I believe one of the hardest things you’ll ever have to do is let go--let go of failed relationships, friendships, big things. Even harder though, is letting go of the little things. How you're going to pay your rent, thinking about how you screwed something up with someone and how you’re going to fix it, wondering why in the world you’re the poster child for Beyoncé’s Single Ladies…Things that keep you up at night trying to search for an answer to a problem that you probably can’t fix at the moment.
I find that when little things go wrong or when you worry about your circumstances with a certain problem or person it affects every other part of your life too. And this isn’t anywhere near healthy. Something that’s worrying you is not only worrying you, it’s draining you. Draining you of precious life and energy that could be spent elsewhere. With this being said, it’s so hard not to let these things do this to you. You obviously care about whatever is happening and it’s important to you, or you wouldn’t let it get to you right?
Here’s the thing though: it probably does matter.
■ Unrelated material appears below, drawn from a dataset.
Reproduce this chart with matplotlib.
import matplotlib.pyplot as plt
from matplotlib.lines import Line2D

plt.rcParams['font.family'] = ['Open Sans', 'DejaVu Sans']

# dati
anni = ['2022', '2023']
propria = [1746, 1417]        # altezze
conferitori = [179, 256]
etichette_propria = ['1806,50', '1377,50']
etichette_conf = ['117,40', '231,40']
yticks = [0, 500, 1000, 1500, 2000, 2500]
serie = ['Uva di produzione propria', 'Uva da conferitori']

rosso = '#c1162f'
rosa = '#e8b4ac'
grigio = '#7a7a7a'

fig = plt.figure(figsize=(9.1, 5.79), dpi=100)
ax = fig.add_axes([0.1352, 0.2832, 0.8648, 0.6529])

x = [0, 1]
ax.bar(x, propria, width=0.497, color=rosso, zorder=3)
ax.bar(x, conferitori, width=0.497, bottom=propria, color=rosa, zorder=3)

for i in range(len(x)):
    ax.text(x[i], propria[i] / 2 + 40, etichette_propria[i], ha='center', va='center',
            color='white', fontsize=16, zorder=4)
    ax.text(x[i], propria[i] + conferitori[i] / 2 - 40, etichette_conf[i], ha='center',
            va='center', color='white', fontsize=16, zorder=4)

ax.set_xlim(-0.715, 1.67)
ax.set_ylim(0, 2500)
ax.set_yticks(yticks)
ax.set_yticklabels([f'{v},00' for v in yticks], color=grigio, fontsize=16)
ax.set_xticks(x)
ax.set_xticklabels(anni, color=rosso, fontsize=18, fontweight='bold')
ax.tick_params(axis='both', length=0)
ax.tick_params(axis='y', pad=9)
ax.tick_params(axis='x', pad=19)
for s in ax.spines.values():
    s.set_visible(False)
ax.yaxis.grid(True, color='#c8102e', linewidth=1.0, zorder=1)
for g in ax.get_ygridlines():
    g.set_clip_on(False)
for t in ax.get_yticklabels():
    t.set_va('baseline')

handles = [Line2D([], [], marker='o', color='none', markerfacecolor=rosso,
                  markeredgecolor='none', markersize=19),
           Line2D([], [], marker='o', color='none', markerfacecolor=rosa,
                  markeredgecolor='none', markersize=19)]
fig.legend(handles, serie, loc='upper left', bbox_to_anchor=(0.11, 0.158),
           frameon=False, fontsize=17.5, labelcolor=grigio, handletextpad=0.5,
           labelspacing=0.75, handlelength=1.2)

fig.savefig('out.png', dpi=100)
If it’s keeping you up at night or consuming all your energy, it’s probably a problem or matter that you desperately want to fix. But, a lot of times, like I said, it’s something that’s beyond your control.
When things like this happen--being the anxiety driven person I am--I tend to bottle up. I lash out on other people who have done nothing to me, I worry myself into a place that’s not healthy for anybody, I probably overthink everything and make it twenty times worse than it actually is, and get lazy and just want to lay around and feel sorry for myself.
All that sounds horrible, and it is. But, one of the best pieces of advice that I have ever been given is, “Give it to God and go to sleep.” I have to remember that God holds the whole world up, lets the sun shine each day and gives me the breath of life every morning to get out of the bed. He’s doing all that for a purpose and if He can do all that, He can obviously fix whatever tiny problem I have that I’m probably blowing out of proportion anyway. Sometimes I have to calm my over-dramatic self-down and just think, “Hey, it’ll be okay."
He’s never failed me before and He won’t fail anyone that seeks him first. I believe He wants the absolute best for His children, and maybe we don’t know exactly what He’s doing, but He says we will one day, and I know it’ll be all for the better in the end. It’s so hard, but all you've got to do is trust.
So, when you’re lying in bed, wide-eyed at 2:30 a.m., remember, God never sleeps, so just give it to Him and go to sleep.